When this occurs in authoritarian regimes, we deride the outcome as a system of “policy loans” and note with an air of superiority that banks in these countries are weak, credit is limited, and financial crises are frequent. When the same thing happens in the United States, however, we blame “greedy” people, or poor regulation (or none), or credit default swaps, or anything else we can think of–except the government policies that got us into the disaster.

The Job Loss Begins

Thursday, November 6th, 2008

It looks like the fallout from the passage of Issue 5 has begun. At least one payday lender is closing some of its operations, putting 150 people out of work. Of course, those who were supporting Issue 5 claimed payday lenders would stay in business and that jobs wouldn’t be lost. Maybe those who are losing their jobs can go ask Bill Faith if he has a place for them in his organization.

Ohioans Mustn’t Fall for Thomas Suddes’ Inaccurate Column

Monday, November 3rd, 2008

In his column on Sunday in the Cleveland Plain Dealer, Thomas Suddes takes yet another swipe at payday lenders. In doing so he once again illustrates he is unacquainted with the basic facts about how businesses operate. For instance, he trots out the old myth that payday lenders are “obscenely profitable.” To support that claim, he discusses the gross profits of one payday lending company. Sorry, Mr. Suddes, but gross profits don’t mean too much. They are the profits that accrue to a company before deducting a variety of operating expenses. So these gross profits may look large, but once you subtract things like salaries and overhead, payday lenders usually make a profit margin of around 3% to 8%.

This kind of shoddy reporting about payday lending is, unfortunately, par for the course. You have those opposed to payday lending say things that sound bad, such as payday lenders charge 391% APR or they have huge gross profits. While technically true, these things are not really accurate in the sense that they leave a misleading impression. A 391% annual percentage rate is meaningless when you are discussing a two-week loan. Gross profits are a meaningless indicator of how big a company’s profit margin really is. But those who say this either don’t know what they are talking about or are happy to leave such a misleading impression in the average reader’s mind. It’s too bad we can’t have a little more honesty in the debate over Issue 5.

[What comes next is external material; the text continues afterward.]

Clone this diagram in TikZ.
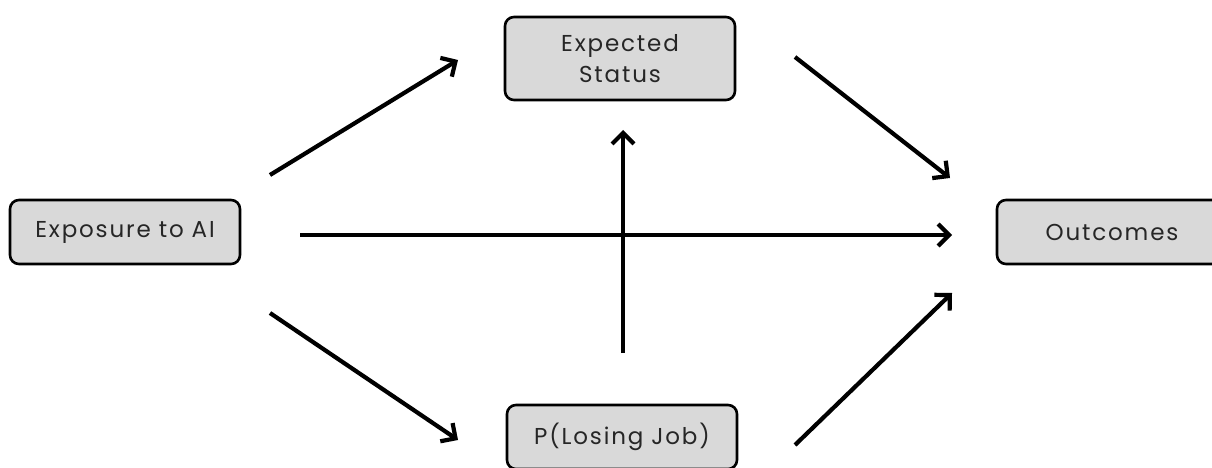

These issues and others are discussed in an issue brief I co-authored with Dr. Tom Lehman.

Issue 5 Wins Valuable Bob Taft Endorsement

Friday, October 31st, 2008

Perhaps the people over at Progress Ohio didn’t live through the Taft Administration. Or perhaps they are fond of his tax-and-spend brand of Republicanism. Whatever the reason, they are trumpeting the fact that Bob Taft has joined his fellow former governors to endorse restrictions on payday lending.

In his statement, former governor Taft claims that Issue 5 is about financial freedom. I’m sure in his mind a government ban on what types of lending you have access to is indeed financial freedom. Just like his tax increases were probably, in his mind, a way to promote financial freedom. In my view, though, financial freedom comes from less government involvement in my life, not more.

If those opposed to payday lending agree with this kind of backwards thinking and agree that Bob Taft’s endorsement is valuable, then more power to them. It shows their understanding of politics is about as perceptive as their understanding of economics.